Justice Ruth Bader Ginsburg
The Honorable Ruth Bader Ginsburg became an Associate Justice of the United States Supreme Court in 1993, following service as a judge of the United States Court of Appeals for the District of Columbia from 1980 to 1993.
Justice Ginsburg's legal career began with a judicial clerkship in the U.S. District Court for the Southern District of New York, after she had received her B.A. from Cornell University, attended Harvard Law School and earned her L.L.B. from Columbia Law School. She later served as associate director of the Columbia Law School Project on International Procedure, eventually becoming a professor of law at Rutgers University. She then returned to Columbia where she became the first woman to hold a tenured professorship.

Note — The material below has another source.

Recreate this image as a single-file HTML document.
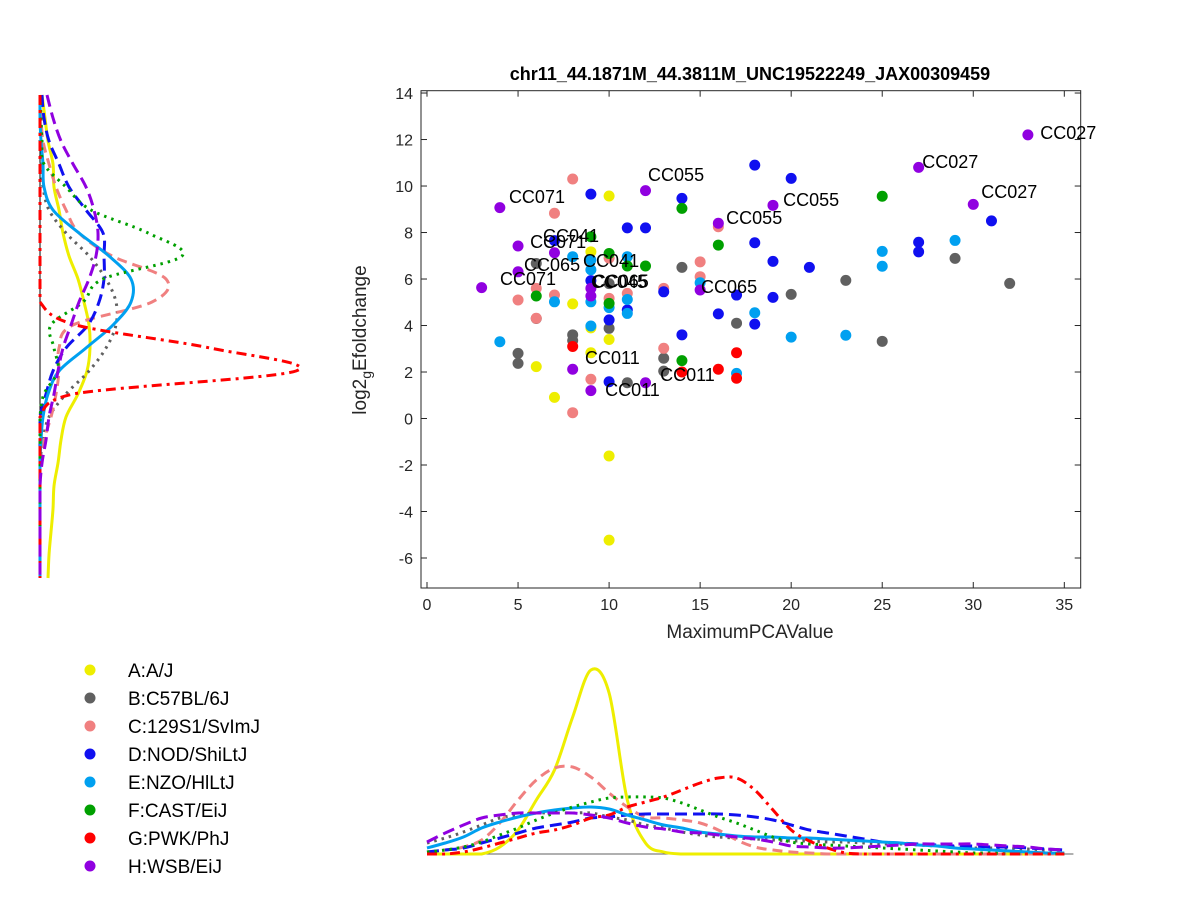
<!DOCTYPE html>
<html><head><meta charset="utf-8"><style>
html,body{margin:0;padding:0;background:#fff;}
svg{display:block;font-family:"Liberation Sans",Arial,sans-serif;}
</style></head><body>
<svg id="fig" width="1200" height="900" viewBox="0 0 1200 900" xmlns="http://www.w3.org/2000/svg">
<rect width="1200" height="900" fill="#fff"/>
<g id="main"></g>
<g id="left"></g>
<g id="bottom"></g>
<g id="legend"></g>
</svg>
<script>
// ---- data ----
const groupNames = ["A:A/J","B:C57BL/6J","C:129S1/SvImJ","D:NOD/ShiLtJ","E:NZO/HlLtJ","F:CAST/EiJ","G:PWK/PhJ","H:WSB/EiJ"];
const xA=[10,9,8,9,10,9,6,7,10,10];
const yA=[9.57,7.17,4.93,3.9,3.4,2.83,2.23,0.91,-1.61,-5.23];
const xB=[6,14,10,6,10,8,8,5,5,13,13,11,17,20,23,32,29,25];
const yB=[6.67,6.5,5.8,4.3,3.88,3.6,3.35,2.8,2.37,2.59,2.04,1.54,4.1,5.34,5.94,5.81,6.89,3.32];
const xC=[8,7,16,10,15,15,6,5,7,10,11,13,6,13,9,8];
const yC=[10.3,8.83,8.25,6.9,6.74,6.1,5.6,5.1,5.31,5.17,5.38,5.6,4.31,3.02,1.69,0.25];
const xD=[9,14,18,20,11,12,7,18,9,11,13,17,16,18,10,14,10,31,27,27,19,21,19];
const yD=[9.65,9.47,10.9,10.33,8.2,8.2,7.65,7.56,5.93,4.67,5.45,5.31,4.5,4.06,4.24,3.6,1.58,8.5,7.58,7.17,6.76,6.5,5.21];
const xE=[11,8,9,9,15,7,9,10,11,11,18,4,9,17,29,25,25,20,23];
const yE=[6.96,6.96,6.82,6.4,5.84,5.02,5.02,4.77,5.12,4.52,4.55,3.3,3.98,1.94,7.66,7.19,6.55,3.5,3.58];
const xF=[14,16,9,10,11,12,6,10,14,25];
const yF=[9.04,7.46,7.82,7.1,6.56,6.56,5.27,4.95,2.49,9.56];
const xG=[8,14,16,17,17];
const yG=[3.1,2.0,2.12,2.83,1.73];
const xH=[12,4,16,5,7,5,15,3,9,9,8,9,12,33,27,30,19];
const yH=[9.8,9.07,8.4,7.42,7.13,6.31,5.53,5.63,5.6,5.27,2.12,1.2,1.54,12.2,10.8,9.21,9.17];

const labelText=["CC027","CC027","CC027","CC055","CC055","CC055","CC071","CC071","CC041","CC065","CC071","CC041","CC045","CC065","CC065","CC011","CC011","CC011"];
const labelX=[33.68,27.2,30.44,12.14,19.56,16.43,4.5,5.66,6.37,5.33,4.01,8.57,9.01,9.1,15.05,8.68,12.8,9.78];
const labelY=[12.28,11.03,9.74,10.47,9.4,8.62,9.53,7.59,7.85,6.6,6.0,6.77,5.87,5.9,5.66,2.6,1.87,1.23];

const xTicks=[0,5,10,15,20,25,30,35];
const yTicks=[-6,-4,-2,0,2,4,6,8,10,12,14];

// marginal density readings (y-marginal sampled at y=14..-7, x-marginal at x=0..35)
const leftGrid=[14,13,12,11,10,9,8,7,6,5,4,3,2,1,0,-1,-2,-3,-4,-5,-6,-7];
const leftA=[2,5,8,13,14,19,23,29,38,44,49,50,47,38,26,21,18,14,13,11,9,8];
const leftB=[0,0,0,1,3,9,26,49,66,76,76,66,49,26,9,3,0,0,0,0,0,0];
const leftC=[0,1,3,9,16,26,39,72,126,112,33,19,19,16,11,4,0,0,0,0,0,0];
const leftD=[2,4,9,19,29,46,63,64,64,59,48,26,13,6,0,0,0,0,0,0,0,0];
const leftE=[0,0,1,3,4,13,39,69,91,91,73,46,19,8,3,1,0,0,0,0,0,0];
const leftF=[0,1,2,4,26,51,108,142,63,43,11,14,18,4,0,0,0,0,0,0,0,0];
const leftG=[0,0,0,0,0,0,0,0,0,0,36,170,256,33,0,0,0,0,0,0,0,0];
const leftH=[7,13,21,33,46,54,58,56,49,39,31,23,18,14,9,6,2,0,0,0,0,0];

const botGrid=[0,1,2,3,4,5,6,7,8,9,10,11,12,13,14,15,16,17,18,19,20,21,22,23,24,25,26,27,28,29,30,31,32,33,34,35];
const botA=[0,0,0,0,7,24,54,84,137,184,161,54,11,2,0,0,0,0,0,0,0,0,0,0,0,0,0,0,0,0,0,0,0,0,0,0];
const botB=[11,16,22,29,36,39,41,41,41,41,37,34,29,26,22,19,17,16,15,14,13,13,12,12,11,10,10,9,8,7,6,6,5,5,4,4];
const botC=[2,4,7,14,31,54,74,86,87,77,61,47,37,36,34,31,24,14,7,4,2,1,0,0,0,0,0,0,0,0,0,0,0,0,0,0];
const botD=[2,4,6,11,16,21,26,29,32,36,37,39,40,40,40,40,40,39,37,34,29,24,21,18,15,12,11,10,9,8,8,7,7,6,5,4];
const botE=[6,11,17,26,32,37,41,44,46,47,45,39,34,29,26,22,20,18,17,17,16,16,15,14,13,12,11,9,8,6,5,4,3,2,1,1];
const botF=[2,4,7,12,19,26,34,41,47,52,56,57,57,56,51,44,37,31,24,17,12,10,9,8,7,6,5,4,3,2,1,1,0,0,0,0];
const botG=[0,0,2,6,11,16,21,24,29,36,39,47,52,57,64,71,76,76,64,44,24,13,6,1,0,0,0,0,0,0,0,0,0,0,0,0];
const botH=[12,21,29,36,39,41,41,41,41,39,36,31,27,25,22,21,19,17,15,12,8,7,6,6,7,8,9,10,10,10,10,9,8,7,5,4];

// ---- styles ----
const colors=["#eeee00","#606060","#f08080","#1010f0","#00a0f0","#00a000","#ff0000","#9000e0"];
const dashes=["none","2.5,5","10,6","12,6","none","2.5,5","10,5,3,5","12,6"];
const groupX=[xA,xB,xC,xD,xE,xF,xG,xH], groupY=[yA,yB,yC,yD,yE,yF,yG,yH];
const leftD8=[leftA,leftB,leftC,leftD,leftE,leftF,leftG,leftH];
const botD8=[botA,botB,botC,botD,botE,botF,botG,botH];

const NS="http://www.w3.org/2000/svg";
function mk(tag,attrs,parent){const e=document.createElementNS(NS,tag);for(const k in attrs)e.setAttribute(k,attrs[k]);parent.appendChild(e);return e;}

// axes scales
const X0=421,X1=1080.7,Y0=90.7,Y1=588;
const xmin=-0.33,xmax=35.9,ymin=-7.29,ymax=14.1;
const sx=v=>X0+(v-xmin)/(xmax-xmin)*(X1-X0);
const sy=v=>Y1-(v-ymin)/(ymax-ymin)*(Y1-Y0);

const main=document.getElementById('main');
const box=mk('rect',{x:X0,y:Y0,width:X1-X0,height:Y1-Y0,fill:'none',stroke:'#262626','stroke-width':1},main);



xTicks.forEach(t=>{
  const px=sx(t);
  const g=mk('g',{},main);
  
  
  mk('line',{x1:px,x2:px,y1:Y1,y2:Y1-6,stroke:'#262626'},g);
  mk('line',{x1:px,x2:px,y1:Y0,y2:Y0+6,stroke:'#262626'},g);
  const tx=mk('text',{x:px,y:Y1+22,'text-anchor':'middle','font-size':16,fill:'#262626'},g);
  tx.textContent=t;
});
yTicks.forEach(t=>{
  const py=sy(t);
  const g=mk('g',{},main);
  
  
  mk('line',{x1:X0,x2:X0+6,y1:py,y2:py,stroke:'#262626'},g);
  mk('line',{x1:X1,x2:X1-6,y1:py,y2:py,stroke:'#262626'},g);
  const tx=mk('text',{x:X0-8,y:py+6,'text-anchor':'end','font-size':16,fill:'#262626'},g);
  tx.textContent=t;
});

const title=mk('text',{x:750,y:80,'text-anchor':'middle','font-size':18,'font-weight':'bold',fill:'#000'},main);
title.textContent="chr11_44.1871M_44.3811M_UNC19522249_JAX00309459";



const xl=mk('text',{x:750,y:638,'text-anchor':'middle','font-size':19,fill:'#262626'},main);
xl.textContent="MaximumPCAValue";



const yl=mk('text',{x:0,y:0,'text-anchor':'middle','font-size':19,fill:'#262626',transform:'translate(366,340) rotate(-90)'},main);


const t1=mk('tspan',{},yl);t1.textContent="log2";
const t2=mk('tspan',{dy:5,'font-size':14},yl);t2.textContent="g";
const t3=mk('tspan',{dy:-5},yl);t3.textContent="Efoldchange";

// points
groupX.forEach((xs,gi)=>{
  const g=mk('g',{},main);
  
  
  xs.forEach((xv,i)=>{
    const c=mk('circle',{cx:sx(xv),cy:sy(groupY[gi][i]),r:5.5,fill:colors[gi]},g);
    
    
  });
});
// labels
labelText.forEach((s,i)=>{
  const t=mk('text',{x:sx(labelX[i]),y:sy(labelY[i])+6,'font-size':18,fill:'#000'},main);
  t.textContent=s;
  
  
});

// smooth path helper with clamping of control points
function smooth(pts,clamp){
  let d='M'+pts[0][0].toFixed(1)+','+pts[0][1].toFixed(1);
  for(let i=0;i<pts.length-1;i++){
    const p0=pts[Math.max(0,i-1)],p1=pts[i],p2=pts[i+1],p3=pts[Math.min(pts.length-1,i+2)];
    const c1=clamp([p1[0]+(p2[0]-p0[0])/6,p1[1]+(p2[1]-p0[1])/6]);
    const c2=clamp([p2[0]-(p3[0]-p1[0])/6,p2[1]-(p3[1]-p1[1])/6]);
    d+='C'+c1[0].toFixed(1)+','+c1[1].toFixed(1)+' '+c2[0].toFixed(1)+','+c2[1].toFixed(1)+' '+p2[0].toFixed(1)+','+p2[1].toFixed(1);
  }
  return d;
}

// left marginal
const left=document.getElementById('left');
const LX=40, LT=95, LB=578, lyr=[14,-7];
const ly=v=>LT+(lyr[0]-v)/(lyr[0]-lyr[1])*(LB-LT);
const lx=d=>LX+d;
const lbase=mk('line',{x1:LX,x2:LX,y1:LT,y2:LB,stroke:'#000','stroke-width':1},left);


leftD8.forEach((arr,gi)=>{
  const pts=arr.map((d,i)=>[lx(d),ly(leftGrid[i])]);
  const p=mk('path',{d:smooth(pts,c=>[Math.max(LX,c[0]),c[1]]),fill:'none',stroke:colors[gi],'stroke-width':3,'stroke-dasharray':dashes[gi]},left);
  
  
});

// bottom marginal
const bottom=document.getElementById('bottom');
const BB=854;
const by=d=>BB-d;
const bbase=mk('line',{x1:sx(0),x2:sx(35.5),y1:BB,y2:BB,stroke:'#606060','stroke-width':1},bottom);


botD8.forEach((arr,gi)=>{
  const pts=arr.map((d,i)=>[sx(botGrid[i]),by(d)]);
  const p=mk('path',{d:smooth(pts,c=>[c[0],Math.min(BB,c[1])]),fill:'none',stroke:colors[gi],'stroke-width':3,'stroke-dasharray':dashes[gi]},bottom);
  
  
});

// legend
const legend=document.getElementById('legend');
groupNames.forEach((n,i)=>{
  const g=mk('g',{},legend);
  
  
  const yy=670+i*28;
  mk('circle',{cx:90,cy:yy,r:5.5,fill:colors[i]},g);
  const t=mk('text',{x:128,y:yy+7,'font-size':19,fill:'#000'},g);
  t.textContent=n;
});
</script>
</body></html>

During her career in legal education, Justice Ginsburg became known for her work to promote gender equality and civil rights. She co founded the Women's Rights Project of the American Civil Liberties Union, served the ACLU as general counsel and participated on its national board of directors. During that time she litigated and won a number of key cases solidifying a constitutional principle against gender-based discrimination. She assisted personally in the landmark Idaho case of Reed v Reed (1971), in which the U.S. Supreme Court held that gender-based discrimination violates the equal protection clause of the Fourteenth Amendment. In 1999 Justice Ginsburg received the American Bar Association's Thurgood Marshall Award for her significant contributions to the advancement of gender equality and civil rights.